BEGIN SUPPLIED INFORMATION

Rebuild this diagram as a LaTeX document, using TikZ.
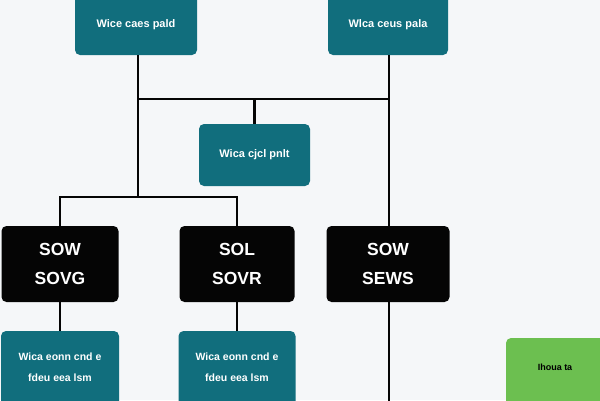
\documentclass[tikz,border=0pt]{standalone}
\usepackage{fontspec}
\setmainfont{Liberation Sans}
\definecolor{bgc}{HTML}{F5F7F9}
\definecolor{teal}{HTML}{116E7D}
\definecolor{grn}{HTML}{6CBF50}
\definecolor{blk}{HTML}{050505}
\begin{document}
\begin{tikzpicture}[x=1pt,y=-1pt,
  tealbox/.style={fill=teal,rounded corners=5pt,text=white,font=\bfseries\fontsize{11}{13}\selectfont,align=center,inner sep=0pt},
  blackbox/.style={fill=blk,rounded corners=5pt,text=white,font=\bfseries\fontsize{17.5}{29}\selectfont,align=center,inner sep=0pt,minimum width=116pt,minimum height=76pt},
  greenbox/.style={fill=grn,rounded corners=5pt,inner sep=0pt},
  lowtext/.style={font=\bfseries\fontsize{10.5}{21}\selectfont,text=white,align=center},
  conn/.style={line width=2.8pt,draw=blk}]
\clip (0,0) rectangle (600,400);
\fill[bgc] (0,0) rectangle (600,400);
% top boxes
\node[tealbox,minimum width=122pt,minimum height=60pt] (tl) at (136,25) {Wice caes pald};
\node[tealbox,minimum width=120pt,minimum height=60pt] (tr) at (388,25) {Wlca ceus pala};
\node[tealbox,minimum width=111pt,minimum height=62pt] (mid) at (254.5,155) {Wica cjcl pnlt};
% black boxes
\node[blackbox,minimum width=117pt] (b1) at (60,264) {SOW\\SOVG};
\node[blackbox,minimum width=115pt] (b2) at (237,264) {SOL\\SOVR};
\node[blackbox,minimum width=123pt] (b3) at (388,264) {SOW\\SEWS};
% bottom boxes
\node[tealbox,minimum width=118pt,minimum height=80pt] (l1) at (60,371) {};
\node[tealbox,minimum width=117pt,minimum height=80pt] (l2) at (237,371) {};
\node[lowtext] (t1) at (60,367) {Wica eonn cnd e\\fdeu eea lsm};
\node[lowtext] (t2) at (237,367) {Wica eonn cnd e\\fdeu eea lsm};
\node[greenbox,minimum width=100pt,minimum height=72pt] (g) at (556,374) {};
\node[font=\bfseries\fontsize{9}{10}\selectfont] (gt) at (555,367) {Ihoua ta};
% junction coordinates
\coordinate (j1) at (138,99);
\coordinate (j2) at (389,99);
\coordinate (j3) at (138,197);
\coordinate (bot) at (388,405);
% connectors
\draw[conn] (tl.south -| j1) -- (j3);
\draw[conn] (j1) -- (j2);
\draw[conn] (mid.north) -- (mid.north |- j1);
\draw[conn] (tr.south -| j2) -- (b3.north -| j2);
\draw[conn] (b1.north) -- (b1.north |- j3) -- (b2.north |- j3) -- (b2.north);
\draw[conn] (b1.south) -- (l1.north);
\draw[conn] (b2.south) -- (l2.north);
\draw[conn] (b3.south -| j2) -- (bot -| j2);
\end{tikzpicture}
\end{document}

END SUPPLIED INFORMATION

Leave out all pictures, then copy the remaining material exactly.

Rebuild this diagram as a LaTeX document, using TikZ.
\documentclass[tikz,border=0pt]{standalone}
\usepackage{fontspec}
\setmainfont{Liberation Sans}
\definecolor{bgc}{HTML}{F5F7F9}
\definecolor{teal}{HTML}{116E7D}
\definecolor{grn}{HTML}{6CBF50}
\definecolor{blk}{HTML}{050505}
\begin{document}
\begin{tikzpicture}[x=1pt,y=-1pt,
  tealbox/.style={fill=teal,rounded corners=5pt,text=white,font=\bfseries\fontsize{11}{13}\selectfont,align=center,inner sep=0pt},
  blackbox/.style={fill=blk,rounded corners=5pt,text=white,font=\bfseries\fontsize{17.5}{29}\selectfont,align=center,inner sep=0pt,minimum width=116pt,minimum height=76pt},
  greenbox/.style={fill=grn,rounded corners=5pt,inner sep=0pt},
  lowtext/.style={font=\bfseries\fontsize{10.5}{21}\selectfont,text=white,align=center},
  conn/.style={line width=2.8pt,draw=blk}]
\clip (0,0) rectangle (600,400);
\fill[bgc] (0,0) rectangle (600,400);
% top boxes
\node[tealbox,minimum width=122pt,minimum height=60pt] (tl) at (136,25) {Wice caes pald};
\node[tealbox,minimum width=120pt,minimum height=60pt] (tr) at (388,25) {Wlca ceus pala};
\node[tealbox,minimum width=111pt,minimum height=62pt] (mid) at (254.5,155) {Wica cjcl pnlt};
% black boxes
\node[blackbox,minimum width=117pt] (b1) at (60,264) {SOW\\SOVG};
\node[blackbox,minimum width=115pt] (b2) at (237,264) {SOL\\SOVR};
\node[blackbox,minimum width=123pt] (b3) at (388,264) {SOW\\SEWS};
% bottom boxes
\node[tealbox,minimum width=118pt,minimum height=80pt] (l1) at (60,371) {};
\node[tealbox,minimum width=117pt,minimum height=80pt] (l2) at (237,371) {};
\node[lowtext] (t1) at (60,367) {Wica eonn cnd e\\fdeu eea lsm};
\node[lowtext] (t2) at (237,367) {Wica eonn cnd e\\fdeu eea lsm};
\node[greenbox,minimum width=100pt,minimum height=72pt] (g) at (556,374) {};
\node[font=\bfseries\fontsize{9}{10}\selectfont] (gt) at (555,367) {Ihoua ta};
% junction coordinates
\coordinate (j1) at (138,99);
\coordinate (j2) at (389,99);
\coordinate (j3) at (138,197);
\coordinate (bot) at (388,405);
% connectors
\draw[conn] (tl.south -| j1) -- (j3);
\draw[conn] (j1) -- (j2);
\draw[conn] (mid.north) -- (mid.north |- j1);
\draw[conn] (tr.south -| j2) -- (b3.north -| j2);
\draw[conn] (b1.north) -- (b1.north |- j3) -- (b2.north |- j3) -- (b2.north);
\draw[conn] (b1.south) -- (l1.north);
\draw[conn] (b2.south) -- (l2.north);
\draw[conn] (b3.south -| j2) -- (bot -| j2);
\end{tikzpicture}
\end{document}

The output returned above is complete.